SEASONED EQUITY ISSUERS’ R&D INVESTMENTS: SIGNALING OR OVEROPTIMISM

Authors


  • We are grateful to Hsuan-Chi Chen, Jie He, Ronald Masulis, Dennis Sheehan, and conference participants at the 2009 Financial Management Association annual meeting and 2009 Eastern Finance Association annual meeting for their helpful comments. We also thank Scott Hein, Jayant Kale, Jeff Mercer, and Drew Winters (editors) and an anonymous referee, whose insightful comments and suggestions have greatly improved the paper. Hong Qian acknowledges the financial support from Faculty Research Fellowship at Oakland University. Zhaodong (Ken) Zhong appreciates the support from the David Whitcomb Center for Research in Financial Services at the Rutgers Business School.

Abstract

It is well known that investors often react negatively to the announcements of seasoned equity offerings (SEOs).
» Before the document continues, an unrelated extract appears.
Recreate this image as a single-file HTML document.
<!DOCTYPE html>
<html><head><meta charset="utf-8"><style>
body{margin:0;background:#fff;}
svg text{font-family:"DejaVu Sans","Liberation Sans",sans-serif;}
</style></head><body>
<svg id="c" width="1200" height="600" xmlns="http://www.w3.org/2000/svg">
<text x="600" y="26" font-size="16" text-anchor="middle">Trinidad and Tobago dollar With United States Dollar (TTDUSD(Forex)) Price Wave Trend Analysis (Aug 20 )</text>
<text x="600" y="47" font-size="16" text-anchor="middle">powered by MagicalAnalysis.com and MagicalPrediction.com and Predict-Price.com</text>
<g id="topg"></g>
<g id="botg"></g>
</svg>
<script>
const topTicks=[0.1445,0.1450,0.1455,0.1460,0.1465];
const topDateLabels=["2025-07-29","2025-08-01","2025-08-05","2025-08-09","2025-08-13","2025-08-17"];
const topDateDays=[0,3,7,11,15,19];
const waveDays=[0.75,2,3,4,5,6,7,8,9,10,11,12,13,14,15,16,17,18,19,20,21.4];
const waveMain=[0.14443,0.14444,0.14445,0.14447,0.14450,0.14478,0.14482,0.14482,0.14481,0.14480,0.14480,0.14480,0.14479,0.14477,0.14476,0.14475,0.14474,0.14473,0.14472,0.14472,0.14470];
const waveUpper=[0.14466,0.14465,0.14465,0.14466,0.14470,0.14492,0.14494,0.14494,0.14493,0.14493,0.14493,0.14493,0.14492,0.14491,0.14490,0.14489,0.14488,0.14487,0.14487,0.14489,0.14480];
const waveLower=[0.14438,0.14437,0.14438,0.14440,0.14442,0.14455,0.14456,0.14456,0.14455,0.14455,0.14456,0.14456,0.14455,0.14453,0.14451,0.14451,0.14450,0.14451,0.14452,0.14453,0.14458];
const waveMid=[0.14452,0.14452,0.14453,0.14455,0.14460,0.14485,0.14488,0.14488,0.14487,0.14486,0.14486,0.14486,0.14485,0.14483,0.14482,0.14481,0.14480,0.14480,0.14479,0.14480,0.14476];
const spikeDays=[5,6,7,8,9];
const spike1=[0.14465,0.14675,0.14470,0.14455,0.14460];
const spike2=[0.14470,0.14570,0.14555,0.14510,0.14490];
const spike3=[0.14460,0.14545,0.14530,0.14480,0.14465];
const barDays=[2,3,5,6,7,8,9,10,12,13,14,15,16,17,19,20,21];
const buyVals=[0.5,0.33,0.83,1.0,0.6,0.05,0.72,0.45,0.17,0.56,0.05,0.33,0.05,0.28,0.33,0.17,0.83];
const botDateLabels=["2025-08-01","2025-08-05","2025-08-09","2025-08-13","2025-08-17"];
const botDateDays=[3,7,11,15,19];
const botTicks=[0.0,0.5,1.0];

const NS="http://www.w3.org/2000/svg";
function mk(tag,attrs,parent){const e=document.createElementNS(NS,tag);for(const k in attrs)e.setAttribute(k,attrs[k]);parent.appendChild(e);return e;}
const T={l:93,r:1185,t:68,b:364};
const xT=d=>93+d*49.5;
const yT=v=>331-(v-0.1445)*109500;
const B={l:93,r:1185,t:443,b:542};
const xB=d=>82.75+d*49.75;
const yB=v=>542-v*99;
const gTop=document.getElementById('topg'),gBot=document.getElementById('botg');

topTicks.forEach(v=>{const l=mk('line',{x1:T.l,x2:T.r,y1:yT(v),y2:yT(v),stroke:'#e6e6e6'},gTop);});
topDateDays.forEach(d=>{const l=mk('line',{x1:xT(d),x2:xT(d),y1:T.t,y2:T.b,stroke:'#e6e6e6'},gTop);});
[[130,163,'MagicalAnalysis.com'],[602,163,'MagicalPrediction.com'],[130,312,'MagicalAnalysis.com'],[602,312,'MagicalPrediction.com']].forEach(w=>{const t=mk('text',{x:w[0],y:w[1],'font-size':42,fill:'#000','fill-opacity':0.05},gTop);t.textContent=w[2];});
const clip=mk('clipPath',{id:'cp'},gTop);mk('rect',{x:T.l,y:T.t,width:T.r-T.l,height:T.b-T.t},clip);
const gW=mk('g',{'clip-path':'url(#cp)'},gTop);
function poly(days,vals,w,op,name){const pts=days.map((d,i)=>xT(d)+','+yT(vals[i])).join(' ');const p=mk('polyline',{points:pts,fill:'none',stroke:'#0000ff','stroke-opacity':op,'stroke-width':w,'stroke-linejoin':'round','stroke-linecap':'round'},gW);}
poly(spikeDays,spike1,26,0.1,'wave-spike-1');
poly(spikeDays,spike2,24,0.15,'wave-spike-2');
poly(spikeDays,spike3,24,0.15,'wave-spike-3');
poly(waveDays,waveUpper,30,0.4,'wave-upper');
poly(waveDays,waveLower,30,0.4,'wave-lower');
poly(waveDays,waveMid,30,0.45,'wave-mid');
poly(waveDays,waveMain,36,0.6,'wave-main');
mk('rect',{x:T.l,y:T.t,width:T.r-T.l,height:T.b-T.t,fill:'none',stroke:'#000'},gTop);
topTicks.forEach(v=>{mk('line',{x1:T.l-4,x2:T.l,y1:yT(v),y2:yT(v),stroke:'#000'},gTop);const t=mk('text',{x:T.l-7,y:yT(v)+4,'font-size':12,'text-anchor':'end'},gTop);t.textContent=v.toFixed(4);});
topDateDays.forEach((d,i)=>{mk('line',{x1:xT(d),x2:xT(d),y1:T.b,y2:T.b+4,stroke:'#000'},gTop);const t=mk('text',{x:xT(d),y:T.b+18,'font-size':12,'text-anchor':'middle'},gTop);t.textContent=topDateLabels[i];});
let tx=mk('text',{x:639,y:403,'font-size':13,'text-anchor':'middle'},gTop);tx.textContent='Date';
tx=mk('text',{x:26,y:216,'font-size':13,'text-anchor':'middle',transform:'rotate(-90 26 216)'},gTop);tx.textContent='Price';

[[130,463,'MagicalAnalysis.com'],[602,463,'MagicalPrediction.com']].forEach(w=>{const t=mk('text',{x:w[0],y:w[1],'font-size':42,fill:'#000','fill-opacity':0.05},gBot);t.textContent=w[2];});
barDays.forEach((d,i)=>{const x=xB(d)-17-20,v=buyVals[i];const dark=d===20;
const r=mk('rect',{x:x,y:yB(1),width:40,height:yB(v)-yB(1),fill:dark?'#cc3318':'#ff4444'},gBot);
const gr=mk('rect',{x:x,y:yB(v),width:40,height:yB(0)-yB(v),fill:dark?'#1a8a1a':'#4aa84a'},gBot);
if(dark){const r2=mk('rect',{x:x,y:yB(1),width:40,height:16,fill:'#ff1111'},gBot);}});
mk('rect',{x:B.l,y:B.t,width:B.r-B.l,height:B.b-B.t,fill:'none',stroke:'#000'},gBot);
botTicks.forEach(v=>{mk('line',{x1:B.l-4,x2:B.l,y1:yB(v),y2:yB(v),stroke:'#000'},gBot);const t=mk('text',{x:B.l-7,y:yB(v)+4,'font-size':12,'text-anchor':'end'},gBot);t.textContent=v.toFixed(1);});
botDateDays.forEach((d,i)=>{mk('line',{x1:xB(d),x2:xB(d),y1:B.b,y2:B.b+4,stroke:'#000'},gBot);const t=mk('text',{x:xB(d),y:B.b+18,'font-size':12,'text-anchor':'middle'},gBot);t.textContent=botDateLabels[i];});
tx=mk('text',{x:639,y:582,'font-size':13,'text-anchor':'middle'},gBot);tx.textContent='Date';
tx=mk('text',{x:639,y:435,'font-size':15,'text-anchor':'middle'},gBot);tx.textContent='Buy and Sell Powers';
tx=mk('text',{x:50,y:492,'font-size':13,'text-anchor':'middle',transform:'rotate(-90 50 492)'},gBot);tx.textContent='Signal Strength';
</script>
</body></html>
We posit that issuers can use positive discretionary (higher than expected) R&D investments before the SEO to signal their investment prospects to mitigate the negative announcement effect. Alternatively, positive discretionary R&D may be attributed to managerial overoptimism about future returns of R&D investments. We find strong support for the signaling hypothesis among high-tech issuers: investors respond more favorably to the SEO announcements of high-tech issuers with positive discretionary R&D; these issuers are more likely to use new capital in future R&D and they produce better post-SEO operating performance. In contrast, we find some evidence of managerial overoptimism among low-tech issuers: investors tend to penalize low-tech firms with positive discretionary R&D at SEO announcements; they are more likely to hold new capital as cash and they fail to produce better post-SEO operating performance.